[MATERIAL PROVIDED start]
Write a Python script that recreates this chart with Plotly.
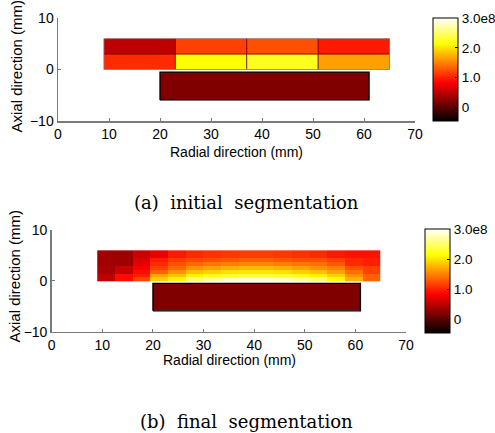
import plotly.graph_objects as go

W, H = 495, 433

# ---------------- data (values in units of 1e8) ----------------
# (a) initial segmentation: 4 x 2 cells
init_x_edges = [9, 23, 37, 51, 65]
init_y_edges = [0, 3, 6]
init_values = [
    [1.06, 2.14, 2.24, 1.65],   # y 0..3
    [0.52, 1.17, 1.25, 0.97],   # y 3..6
]

# lower block (same in both panels)
block_x_edges = [20, 61]
block_y_edges = [-5.9, -0.5]
block_value = [[0.20]]

# (b) final segmentation: 16 columns x 8 rows (rows listed top -> bottom)
final_x_edges = [9, 12.5, 16, 19.5, 23, 26.5, 30, 33.5, 37, 40.5, 44, 47.5, 51, 54.5, 58, 61.5, 65]
final_y_edges = [0, 0.75, 1.5, 2.25, 3, 3.75, 4.5, 5.25, 6]
final_rows_top_down = [
    [0.36, 0.36, 0.585, 0.74, 0.966, 1.05, 1.09, 1.13, 1.15, 1.15, 1.13, 1.09, 1.05, 0.966, 0.925, 0.925],
    [0.36, 0.36, 0.585, 0.74, 0.966, 1.05, 1.09, 1.13, 1.15, 1.15, 1.13, 1.09, 1.05, 0.966, 0.925, 0.925],
    [0.36, 0.36, 0.67, 0.98, 1.15, 1.21, 1.25, 1.29, 1.33, 1.33, 1.29, 1.25, 1.25, 1.17, 1.05, 1.00],
    [0.36, 0.36, 0.72, 1.05, 1.25, 1.37, 1.45, 1.49, 1.53, 1.53, 1.49, 1.45, 1.41, 1.29, 1.05, 1.00],
    [0.40, 0.56, 0.80, 1.17, 1.37, 1.575, 1.66, 1.74, 1.78, 1.78, 1.74, 1.66, 1.575, 1.49, 1.25, 1.17],
    [0.40, 0.56, 0.90, 1.33, 1.58, 1.82, 1.90, 1.98, 2.02, 2.02, 1.98, 1.90, 1.82, 1.66, 1.41, 1.17],
    [0.52, 0.905, 1.00, 1.66, 1.82, 2.06, 2.19, 2.30, 2.35, 2.35, 2.30, 2.19, 2.06, 1.90, 1.575, 1.33],
    [0.52, 0.905, 1.20, 1.90, 2.10, 2.50, 2.68, 2.79, 2.84, 2.84, 2.79, 2.68, 2.50, 2.15, 1.74, 1.33],
]

cb_tickvals = [0, 1, 2, 3]
cb_ticktext = ["0", "1.0", "2.0", "3.0e8"]
z_min, z_max = -0.45, 3.0

x_ticks = [0, 10, 20, 30, 40, 50, 60, 70]
y_ticks = [-10, 0, 10]

# ---------------- styling ----------------
hot = [[0, "rgb(0,0,0)"], [0.375, "rgb(255,0,0)"], [0.75, "rgb(255,255,0)"], [1, "rgb(255,255,255)"]]
FONT = "Liberation Sans, Arial, sans-serif"


def px(x):
    return x / W


def py(y):
    return 1 - y / H


def cbar(x_left, y_top, y_bot):
    return dict(
        x=px(x_left), xanchor="left", xref="paper",
        y=py((y_top + y_bot) / 2), yanchor="middle", yref="paper",
        len=(y_bot - y_top) / H, lenmode="fraction",
        thickness=25, thicknessmode="pixels",
        outlinecolor="black", outlinewidth=1,
        tickvals=cb_tickvals, ticktext=cb_ticktext,
        ticks="inside", ticklen=3, tickcolor="black",
        tickfont=dict(family=FONT, size=13.5, color="black"),
        xpad=0, ypad=0,
    )


fig = go.Figure()

# panel (a)
fig.add_trace(go.Heatmap(
    x=init_x_edges, y=init_y_edges, z=init_values,
    colorscale=hot, zmin=z_min, zmax=z_max,
    colorbar=cbar(433, 18, 121), xaxis="x", yaxis="y", hoverinfo="skip",
))
fig.add_trace(go.Heatmap(
    x=block_x_edges, y=block_y_edges, z=block_value,
    colorscale=hot, zmin=z_min, zmax=z_max, showscale=False,
    xaxis="x", yaxis="y", hoverinfo="skip",
))
# cell borders of panel (a)
for xe in init_x_edges[1:-1]:
    fig.add_trace(go.Scatter(x=[xe, xe], y=[init_y_edges[0], init_y_edges[-1]], mode="lines",
                             line=dict(color="rgba(110,0,0,0.9)", width=1), showlegend=False,
                             xaxis="x", yaxis="y", hoverinfo="skip"))
fig.add_trace(go.Scatter(x=[init_x_edges[0], init_x_edges[-1]], y=[init_y_edges[1]] * 2, mode="lines",
                         line=dict(color="rgba(110,0,0,0.9)", width=1), showlegend=False,
                         xaxis="x", yaxis="y", hoverinfo="skip"))
x0, x1 = init_x_edges[0], init_x_edges[-1]
y0, y1 = init_y_edges[0], init_y_edges[-1]
fig.add_trace(go.Scatter(x=[x0, x1, x1, x0, x0], y=[y0, y0, y1, y1, y0], mode="lines",
                         line=dict(color="rgba(150,120,120,0.8)", width=1), showlegend=False,
                         xaxis="x", yaxis="y", hoverinfo="skip"))

# panel (b)
fig.add_trace(go.Heatmap(
    x=final_x_edges, y=final_y_edges, z=final_rows_top_down[::-1],
    colorscale=hot, zmin=z_min, zmax=z_max,
    colorbar=cbar(425, 229, 333), xaxis="x2", yaxis="y2", hoverinfo="skip",
))
fig.add_trace(go.Heatmap(
    x=block_x_edges, y=block_y_edges, z=block_value,
    colorscale=hot, zmin=z_min, zmax=z_max, showscale=False,
    xaxis="x2", yaxis="y2", hoverinfo="skip",
))

# black outlines of the lower block
bx0, bx1 = block_x_edges
by0, by1 = block_y_edges
for xa, ya in (("x", "y"), ("x2", "y2")):
    fig.add_trace(go.Scatter(x=[bx0, bx1, bx1, bx0, bx0], y=[by0, by0, by1, by1, by0], mode="lines",
                             line=dict(color="black", width=1.3), showlegend=False,
                             xaxis=xa, yaxis=ya, hoverinfo="skip"))

axis_common = dict(
    showgrid=False, zeroline=False, showline=True, linecolor="#7a7a7a", linewidth=1.5,
    ticks="inside", ticklen=3, tickcolor="#7a7a7a", tickwidth=1, automargin=False,
    tickfont=dict(family=FONT, size=14, color="black"),
)

fig.update_layout(
    width=W, height=H, autosize=False,
    margin=dict(l=0, r=0, t=0, b=0, pad=0, autoexpand=False),
    paper_bgcolor="white", plot_bgcolor="white",
    showlegend=False,
    xaxis=dict(domain=[px(58), px(415)], range=[0, 70], tickvals=x_ticks, anchor="y", **axis_common),
    yaxis=dict(domain=[py(121), py(18)], range=[-10, 10], tickvals=y_ticks, anchor="x", **axis_common),
    xaxis2=dict(domain=[px(51.7), px(406)], range=[0, 70], tickvals=x_ticks, anchor="y2", **axis_common),
    yaxis2=dict(domain=[py(331.7), py(230)], range=[-10, 10], tickvals=y_ticks, anchor="x2", **axis_common),
)

ann = []
def add_text(text, x, y, size, angle=0, family=FONT):
    ann.append(dict(text=text, x=px(x), y=py(y), xref="paper", yref="paper",
                    xanchor="center", yanchor="middle", showarrow=False, textangle=angle,
                    font=dict(family=family, size=size, color="black")))

add_text("Axial direction (mm)", 16, 66.5, 15, angle=-90)
add_text("Axial direction (mm)", 14, 276.5, 15, angle=-90)
add_text("Radial direction (mm)", 236, 152, 14)
add_text("Radial direction (mm)", 229, 360, 14)
SERIF = "DejaVu Serif, Liberation Serif, serif"
add_text("(a)&nbsp;&nbsp;initial&nbsp;&nbsp;segmentation", 246, 202, 18, family=SERIF)
add_text("(b)&nbsp;&nbsp;final&nbsp;&nbsp;segmentation", 246, 421, 18, family=SERIF)
fig.update_layout(annotations=ann)

fig.write_html(
    "out.html",
    config={"displayModeBar": False, "staticPlot": True},
    post_script="document.body.style.margin='0px';document.body.style.overflow='hidden';",
)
[MATERIAL PROVIDED end]
WRITTEN TASK: Everything from the first line of the listing above through the line that contains "block_value = [[0.20]]" is to be restated word for word, minus the pictures.

TASK OUTPUT:
Write a Python script that recreates this chart with Plotly.
import plotly.graph_objects as go

W, H = 495, 433

# ---------------- data (values in units of 1e8) ----------------
# (a) initial segmentation: 4 x 2 cells
init_x_edges = [9, 23, 37, 51, 65]
init_y_edges = [0, 3, 6]
init_values = [
    [1.06, 2.14, 2.24, 1.65],   # y 0..3
    [0.52, 1.17, 1.25, 0.97],   # y 3..6
]

# lower block (same in both panels)
block_x_edges = [20, 61]
block_y_edges = [-5.9, -0.5]
block_value = [[0.20]]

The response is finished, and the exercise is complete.